How Hamilton gave media their mojo back

How does an editor know a story will be big?

Knowing a big story intuitively is one of those skills that becomes more and more important the higher up the food chain an editor sits. But it gets harder and harder to work out the answer to that question as an editor’s readership scope goes beyond what he or she can see.

That crucial ability becomes muted in a Facebook-dominated world with no newsstand sales or web site analytics to track, a world where filter bubbles are reinforced by opaque distribution. If you can’t feel what your readers care about you’ll just be guessing.

Despite these challenges that uncanny editor’s spidey-sense kicked in this weekend when a stage actor delivered a passionate plea for diversity in America to VP-elect Mike Pence who was sitting in the audience.

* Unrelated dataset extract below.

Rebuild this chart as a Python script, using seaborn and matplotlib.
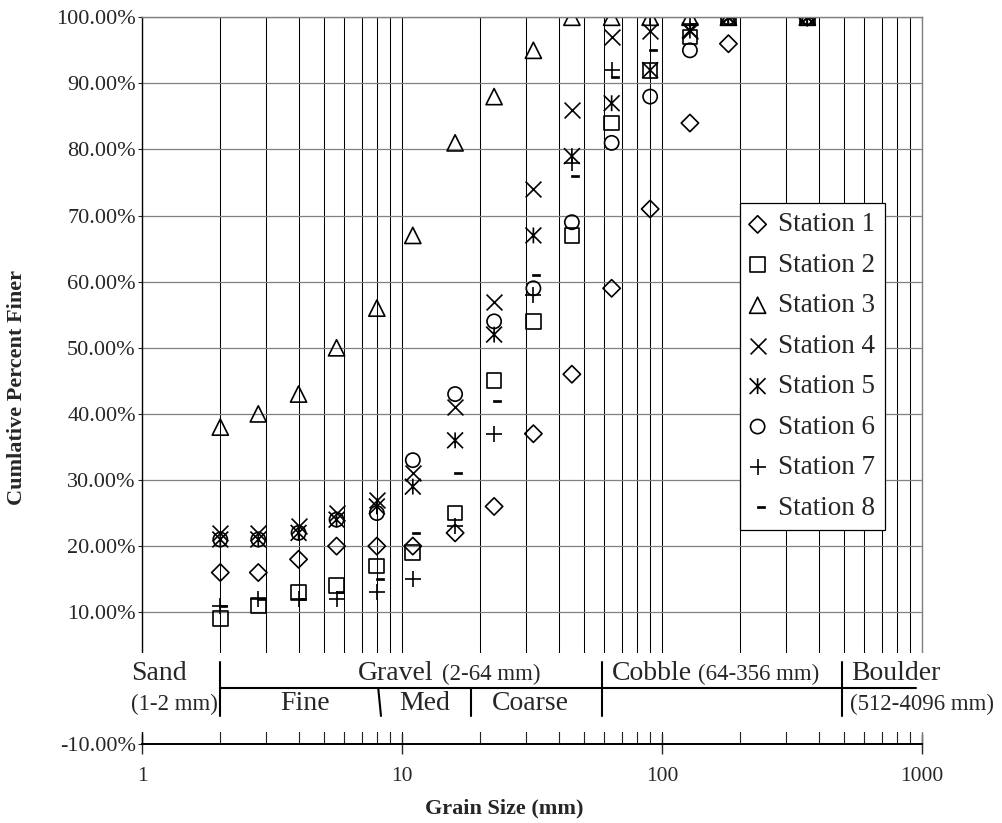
import pandas as pd
import numpy as np
import matplotlib
matplotlib.use("Agg")
import matplotlib.pyplot as plt
import matplotlib.transforms as mtransforms
import seaborn as sns
from matplotlib.path import Path
from matplotlib.patches import Rectangle
from matplotlib.ticker import FixedLocator, LogLocator, FuncFormatter, NullFormatter

# sieve sizes (mm) and cumulative percent finer per station
grain_size = [2, 2.8, 4, 5.6, 8, 11, 16, 22.6, 32, 45, 64, 90, 128, 180, 362]
station_1 = [16, 16, 18, 20, 20, 20, 22, 26, 37, 46, 59, 71, 84, 96, 100]
station_2 = [9, 11, 13, 14, 17, 19, 25, 45, 54, 67, 84, 92, 97, 100, 100]
station_3 = [38, 40, 43, 50, 56, 67, 81, 88, 95, 100, 100, 100, 100, 100, 100]
station_4 = [22, 22, 23, 25, 27, 31, 41, 57, 74, 86, 97, 98, 98, 100, 100]
station_5 = [21, 21, 22, 24, 26, 29, 36, 52, 67, 79, 87, 92, 98, 100, 100]
station_6 = [21, 21, 22, 24, 25, 33, 43, 54, 59, 69, 81, 88, 95, 100, 100]
station_7 = [11, 12, 12, 12, 13, 15, 23, 37, 58, 78, 92, 100, 99, 100, 100]
station_8 = [11, 12, 12, 13, 15, 22, 31, 42, 61, 76, 91, 95, 99, 100, 100]
station_names = ["Station 1", "Station 2", "Station 3", "Station 4",
                 "Station 5", "Station 6", "Station 7", "Station 8"]
y_ticks = [-10, 10, 20, 30, 40, 50, 60, 70, 80, 90, 100]
x_ticks = [1, 10, 100, 1000]

rows = []
for name, vals in zip(station_names, [station_1, station_2, station_3, station_4,
                                      station_5, station_6, station_7, station_8]):
    for g, v in zip(grain_size, vals):
        rows.append({"Station": name, "Grain Size": g, "Percent Finer": v})
df = pd.DataFrame(rows)

sns.set_style("white")
plt.rcParams["font.family"] = ["Liberation Serif", "DejaVu Serif"]

# custom marker shapes (Excel-like)
M, L, C = Path.MOVETO, Path.LINETO, Path.CLOSEPOLY
tri = Path([(-1, -1), (1, -1), (0, 1), (-1, -1)], [M, L, L, C])
star = Path([(-1, -1), (1, 1), (-1, 1), (1, -1), (0, -1), (0, 1)], [M, L, M, L, M, L])
dash = Path([(-0.2, -0.17), (1, -0.17), (1, 0.17), (-0.2, 0.17), (-0.2, -0.17)], [M, L, L, L, C])

open_kw = dict(facecolor="none", edgecolor="black", linewidth=1.2)
styles = [
    dict(marker="D", s=78, **open_kw),
    dict(marker="s", s=112, **open_kw),
    dict(marker=tri, s=135, **open_kw),
    dict(marker="x", s=130, linewidth=1.2),
    dict(marker=star, s=130, **open_kw),
    dict(marker="o", s=105, **open_kw),
    dict(marker="+", s=140, linewidth=1.2),
    dict(marker=dash, s=115, facecolor="black", edgecolor="black", linewidth=0.5),
]

fig = plt.figure(figsize=(10.03, 8.23), dpi=100)
ax = fig.add_axes([0.1416, 0.0955, 0.7777, 0.8835])

for (name, sub), st in zip(df.groupby("Station", sort=False), styles):
    sns.scatterplot(data=sub, x="Grain Size", y="Percent Finer", ax=ax,
                    color="black", label=name, zorder=2, **st)

ax.set_xscale("log")
ax.set_xlim(1, 1000)
ax.set_ylim(-10, 100)
ax.xaxis.set_major_locator(FixedLocator(x_ticks))
ax.xaxis.set_minor_locator(LogLocator(base=10, subs=range(2, 10)))
ax.xaxis.set_minor_formatter(NullFormatter())
ax.xaxis.set_major_formatter(FuncFormatter(lambda v, _: f"{v:g}"))
ax.set_yticks(y_ticks)
ax.yaxis.set_major_formatter(FuncFormatter(lambda v, _: f"{v:.2f}%"))

ax.grid(True, which="both", axis="x", color="black", linewidth=0.75)
ax.grid(True, which="major", axis="y", color="#808080", linewidth=0.9)
ax.set_axisbelow(True)

ax.tick_params(axis="x", which="major", direction="inout", length=14, width=1,
               pad=9, labelsize=15.5, bottom=True)
ax.tick_params(axis="x", which="minor", direction="in", length=9, width=0.8, bottom=True)
ax.tick_params(axis="y", which="major", direction="out", length=3, width=0.8,
               pad=1.5, labelsize=16, left=True)

for side in ["top", "right"]:
    ax.spines[side].set_color("#808080")
    ax.spines[side].set_linewidth(1)
ax.spines["left"].set_color("black")
ax.spines["left"].set_linewidth(1)
ax.spines["bottom"].set_color("black")
ax.spines["bottom"].set_linewidth(1.4)

# white band holding the size classification
trans = mtransforms.blended_transform_factory(ax.transAxes, ax.transData)
ax.add_patch(Rectangle((-0.01, -8.12), 1.02, 11.95, transform=trans,
                       facecolor="white", edgecolor="none", zorder=3, clip_on=False))

row1, row2, mid = -0.26, -4.8, -1.51
big, small = 20, 16.5
tk = dict(va="baseline", zorder=4)
ax.text(0.907, row1, "Sand", ha="left", fontsize=big, **tk)
ax.text(0.907, row2, "(1-2 mm)", ha="left", fontsize=small, **tk)
ax.text(6.77, row1, "Gravel", ha="left", fontsize=big, **tk)
ax.text(14.2, row1, "(2-64 mm)", ha="left", fontsize=small, **tk)
ax.text(4.24, row2, "Fine", ha="center", fontsize=big, **tk)
ax.text(12.25, row2, "Med", ha="center", fontsize=big, **tk)
ax.text(31.07, row2, "Coarse", ha="center", fontsize=big, **tk)
ax.text(64.05, row1, "Cobble", ha="left", fontsize=big, **tk)
ax.text(137.9, row1, "(64-356 mm)", ha="left", fontsize=small, **tk)
ax.text(531.8, row1, "Boulder", ha="left", fontsize=big, **tk)
ax.text(528.5, row2, "(512-4096 mm)", ha="left", fontsize=small, **tk)

lk = dict(color="black", linewidth=1.5, clip_on=False, zorder=4)
ax.plot([2, 950], [mid, mid], **lk)
for xb in [2, 59, 494]:
    ax.plot([xb, xb], [2.51, -5.7], **lk)
ax.plot([8.1, 8.3], [mid, -5.7], **lk)
ax.plot([18.4, 18.4], [mid, -5.7], **lk)

ax.set_xlabel("Grain Size (mm)", fontsize=16, fontweight="bold", va="center")
ax.xaxis.set_label_coords(0.465, -0.0875)
ax.set_ylabel("Cumlative Percent Finer", fontsize=16, fontweight="bold", va="center")
ax.yaxis.set_label_coords(-0.160, 0.4915)

leg = ax.legend(loc="upper left", bbox_to_anchor=(740 / 1003, 1 - 203 / 823),
                bbox_transform=fig.transFigure, frameon=True, fancybox=False,
                edgecolor="black", framealpha=1, fontsize=19.5, handlelength=0.6,
                handletextpad=0.45, labelspacing=0.57, borderpad=0.35,
                borderaxespad=0, scatterpoints=1)
leg.get_frame().set_linewidth(0.9)
leg.set_zorder(5)

fig.savefig("out.png", dpi=100)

How did editors know this would take off? There can be no doubt they were right.

Topic performance for Hamilton story. Source: Kaleida, Nov 2016

All the publishers we are tracking covered the story. We’ve seen about 40 articles, videos and cartoons, so far. And all those pieces are performing well.

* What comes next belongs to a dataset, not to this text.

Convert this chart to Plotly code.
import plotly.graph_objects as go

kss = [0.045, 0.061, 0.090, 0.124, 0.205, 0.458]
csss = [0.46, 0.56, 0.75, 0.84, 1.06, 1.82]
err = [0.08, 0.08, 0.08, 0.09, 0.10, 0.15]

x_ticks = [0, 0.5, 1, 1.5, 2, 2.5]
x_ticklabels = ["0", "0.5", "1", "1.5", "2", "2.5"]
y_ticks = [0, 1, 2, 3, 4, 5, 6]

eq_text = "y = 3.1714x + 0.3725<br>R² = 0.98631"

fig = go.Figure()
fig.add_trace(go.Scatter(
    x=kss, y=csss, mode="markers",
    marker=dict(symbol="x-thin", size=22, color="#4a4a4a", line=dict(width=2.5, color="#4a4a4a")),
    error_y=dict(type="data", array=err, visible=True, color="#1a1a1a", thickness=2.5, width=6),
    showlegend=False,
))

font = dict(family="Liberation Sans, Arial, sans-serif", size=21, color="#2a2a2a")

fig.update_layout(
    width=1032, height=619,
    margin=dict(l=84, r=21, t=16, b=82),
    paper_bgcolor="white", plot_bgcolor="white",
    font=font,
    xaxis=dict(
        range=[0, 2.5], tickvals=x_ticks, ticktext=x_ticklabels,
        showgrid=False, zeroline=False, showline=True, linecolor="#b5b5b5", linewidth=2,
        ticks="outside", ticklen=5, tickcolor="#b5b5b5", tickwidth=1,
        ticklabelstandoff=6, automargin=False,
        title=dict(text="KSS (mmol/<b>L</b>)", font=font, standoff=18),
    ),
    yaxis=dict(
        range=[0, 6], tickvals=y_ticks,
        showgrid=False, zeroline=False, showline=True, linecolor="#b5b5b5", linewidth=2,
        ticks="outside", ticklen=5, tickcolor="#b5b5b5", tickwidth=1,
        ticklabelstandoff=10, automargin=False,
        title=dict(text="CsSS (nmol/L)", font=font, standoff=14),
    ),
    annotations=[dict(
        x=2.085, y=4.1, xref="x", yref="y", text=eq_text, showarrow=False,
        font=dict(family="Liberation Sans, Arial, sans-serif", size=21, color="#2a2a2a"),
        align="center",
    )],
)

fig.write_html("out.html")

In fact, they are performing so well that articles about the play Hamilton, the actor Brandon Victor Dixon and the show’s creator Lin-Manuel Miranda are outperforming stories about everything in the news other than Trump and Obama. When you remove the presidential outliers, this is what you get:

Kaleida data, Nov 2016

As a percentage of total coverage stories about them are even more positive than stories about Michelle Obama. And that’s saying something.

Regardless of political slant people love a good David vs Goliath story. Clinton, mainstream media and the status quo were the Goliath to Trump’s David. He slayed his giant with a relentless onslaught of soundbites, but the tables turned quickly. The people want him to do the listening now.

One thing we can be sure of is that mainstream media is changing its tone. Coverage since the election result is clearly more neutral than it was prior to the election when the positive and negative tone was much more dramatic. Trump coverage is normalizing.

The normalization of Trump coverage. Source: Kaleida data, Nov 2016

On one hand that may seem like acquiescence. But maybe that’s how to rebuild the trust that was lost in the build up to the election.

Perhaps something more profound is happening. Maybe publishers are relearning how to apply their resources and assert themselves in the new post-truth world.


When Trump reacted by demanding an apology for speaking out in this way he solidified his Goliath position vs the people’s David.

Most editors will intuitively understand pressure from the President to behave the way he expects them to behave as an indicator of things to come.

That kind of relationship with power is one they know how to deal with.